AIM: Extract every line that includes the string "chart".

DATA SECTION:
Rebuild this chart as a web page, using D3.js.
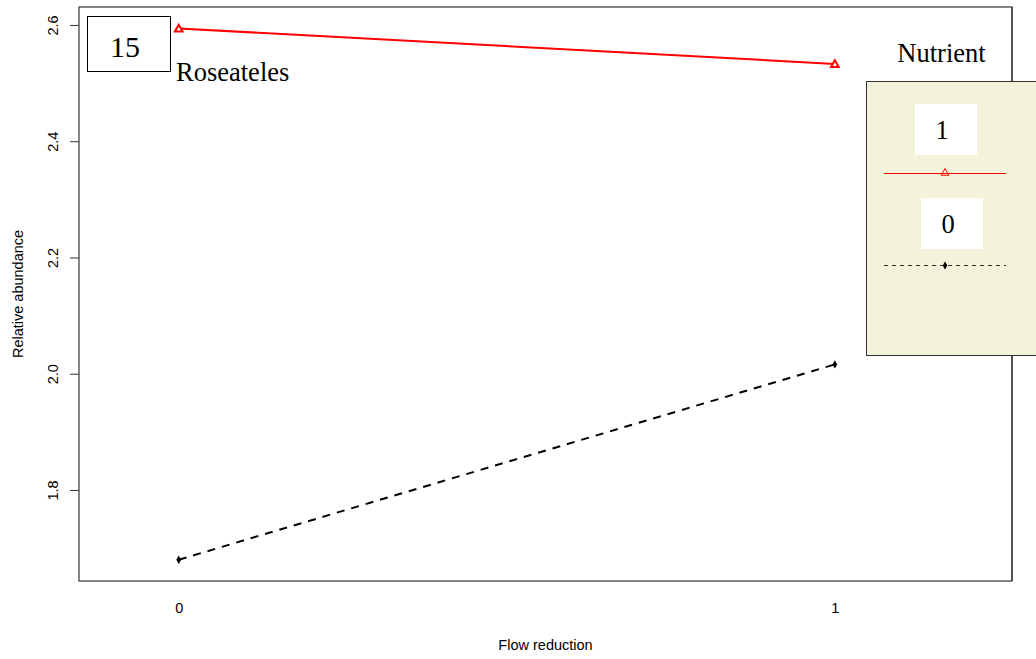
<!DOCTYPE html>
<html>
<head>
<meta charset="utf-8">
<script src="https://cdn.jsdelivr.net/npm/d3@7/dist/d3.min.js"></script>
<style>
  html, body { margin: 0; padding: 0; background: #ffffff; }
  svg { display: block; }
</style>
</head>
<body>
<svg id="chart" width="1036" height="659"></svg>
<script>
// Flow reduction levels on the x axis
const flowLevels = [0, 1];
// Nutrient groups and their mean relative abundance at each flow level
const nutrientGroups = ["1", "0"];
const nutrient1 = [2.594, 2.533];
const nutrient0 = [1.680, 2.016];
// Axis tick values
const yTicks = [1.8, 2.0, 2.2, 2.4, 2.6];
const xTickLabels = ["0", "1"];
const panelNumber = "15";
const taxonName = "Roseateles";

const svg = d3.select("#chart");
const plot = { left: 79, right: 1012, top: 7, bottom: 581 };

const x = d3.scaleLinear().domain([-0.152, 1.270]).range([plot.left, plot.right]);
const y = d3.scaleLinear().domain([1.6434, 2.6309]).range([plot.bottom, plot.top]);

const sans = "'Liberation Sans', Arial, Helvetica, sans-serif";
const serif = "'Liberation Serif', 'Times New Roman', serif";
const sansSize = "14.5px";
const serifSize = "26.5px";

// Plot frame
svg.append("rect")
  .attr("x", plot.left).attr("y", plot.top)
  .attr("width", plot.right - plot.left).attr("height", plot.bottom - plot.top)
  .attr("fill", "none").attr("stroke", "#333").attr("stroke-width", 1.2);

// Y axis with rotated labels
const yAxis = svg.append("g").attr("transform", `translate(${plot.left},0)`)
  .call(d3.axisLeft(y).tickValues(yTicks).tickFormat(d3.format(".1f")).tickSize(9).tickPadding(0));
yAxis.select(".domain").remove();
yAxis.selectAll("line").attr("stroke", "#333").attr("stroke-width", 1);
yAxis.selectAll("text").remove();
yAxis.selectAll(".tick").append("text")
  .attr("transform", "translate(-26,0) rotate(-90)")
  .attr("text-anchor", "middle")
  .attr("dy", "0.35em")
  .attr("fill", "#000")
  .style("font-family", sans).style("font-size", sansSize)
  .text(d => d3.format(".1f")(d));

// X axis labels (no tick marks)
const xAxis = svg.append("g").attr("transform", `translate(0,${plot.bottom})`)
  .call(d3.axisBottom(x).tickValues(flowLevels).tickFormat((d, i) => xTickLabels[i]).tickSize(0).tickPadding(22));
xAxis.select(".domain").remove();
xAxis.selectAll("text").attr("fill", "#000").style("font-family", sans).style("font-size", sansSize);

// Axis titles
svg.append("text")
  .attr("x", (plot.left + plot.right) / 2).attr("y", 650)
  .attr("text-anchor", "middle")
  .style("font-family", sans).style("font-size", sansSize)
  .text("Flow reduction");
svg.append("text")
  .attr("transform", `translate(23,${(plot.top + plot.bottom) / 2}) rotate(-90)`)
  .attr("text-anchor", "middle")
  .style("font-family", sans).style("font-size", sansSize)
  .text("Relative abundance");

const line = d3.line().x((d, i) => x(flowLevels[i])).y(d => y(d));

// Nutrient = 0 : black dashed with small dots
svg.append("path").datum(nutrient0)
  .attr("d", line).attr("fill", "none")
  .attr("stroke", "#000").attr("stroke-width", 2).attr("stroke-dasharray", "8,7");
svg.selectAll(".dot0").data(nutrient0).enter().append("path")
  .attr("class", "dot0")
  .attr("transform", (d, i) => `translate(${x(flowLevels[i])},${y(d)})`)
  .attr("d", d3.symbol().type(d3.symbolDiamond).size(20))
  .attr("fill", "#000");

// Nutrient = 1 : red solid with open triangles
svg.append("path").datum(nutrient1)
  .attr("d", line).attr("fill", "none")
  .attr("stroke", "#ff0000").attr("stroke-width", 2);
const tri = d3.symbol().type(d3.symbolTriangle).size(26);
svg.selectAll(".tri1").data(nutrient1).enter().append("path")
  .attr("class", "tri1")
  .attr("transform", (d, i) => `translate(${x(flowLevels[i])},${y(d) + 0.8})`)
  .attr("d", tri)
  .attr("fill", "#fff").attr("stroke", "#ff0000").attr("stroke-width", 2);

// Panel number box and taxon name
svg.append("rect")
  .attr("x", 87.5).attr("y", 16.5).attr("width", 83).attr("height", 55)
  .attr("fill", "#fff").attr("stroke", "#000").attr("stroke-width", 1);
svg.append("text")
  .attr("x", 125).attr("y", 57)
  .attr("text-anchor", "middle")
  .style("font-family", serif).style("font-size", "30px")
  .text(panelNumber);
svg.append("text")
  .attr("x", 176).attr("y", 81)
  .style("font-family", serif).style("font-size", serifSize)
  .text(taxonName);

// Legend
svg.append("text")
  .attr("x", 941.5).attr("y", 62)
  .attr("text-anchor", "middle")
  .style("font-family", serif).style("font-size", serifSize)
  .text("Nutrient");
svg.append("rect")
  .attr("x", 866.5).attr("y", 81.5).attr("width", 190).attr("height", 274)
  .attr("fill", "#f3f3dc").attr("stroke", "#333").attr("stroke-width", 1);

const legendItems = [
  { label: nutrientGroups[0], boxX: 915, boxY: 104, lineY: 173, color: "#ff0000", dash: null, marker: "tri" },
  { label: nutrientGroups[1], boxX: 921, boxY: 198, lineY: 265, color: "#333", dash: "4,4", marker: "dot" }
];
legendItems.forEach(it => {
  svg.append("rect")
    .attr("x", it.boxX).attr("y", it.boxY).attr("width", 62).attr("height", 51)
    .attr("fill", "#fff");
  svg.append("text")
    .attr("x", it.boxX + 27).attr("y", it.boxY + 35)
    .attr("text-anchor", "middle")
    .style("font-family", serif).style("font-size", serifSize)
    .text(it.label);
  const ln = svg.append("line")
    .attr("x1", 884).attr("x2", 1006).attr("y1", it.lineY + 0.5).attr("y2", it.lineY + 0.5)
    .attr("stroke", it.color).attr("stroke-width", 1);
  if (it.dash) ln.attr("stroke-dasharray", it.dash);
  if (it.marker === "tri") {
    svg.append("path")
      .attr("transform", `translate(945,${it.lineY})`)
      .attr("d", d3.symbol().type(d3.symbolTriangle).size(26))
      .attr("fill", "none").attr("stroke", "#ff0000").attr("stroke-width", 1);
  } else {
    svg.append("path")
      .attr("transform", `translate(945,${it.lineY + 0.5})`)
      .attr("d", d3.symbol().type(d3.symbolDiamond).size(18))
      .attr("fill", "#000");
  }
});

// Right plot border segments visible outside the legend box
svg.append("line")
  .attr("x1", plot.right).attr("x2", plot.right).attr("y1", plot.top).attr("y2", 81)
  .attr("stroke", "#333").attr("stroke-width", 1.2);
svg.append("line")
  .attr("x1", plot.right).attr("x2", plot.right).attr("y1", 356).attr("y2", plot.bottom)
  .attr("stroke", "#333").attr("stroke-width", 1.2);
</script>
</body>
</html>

OUTPUT FOR THIS TASK:
Rebuild this chart as a web page, using D3.js.
<svg id="chart" width="1036" height="659"></svg>
const svg = d3.select("#chart");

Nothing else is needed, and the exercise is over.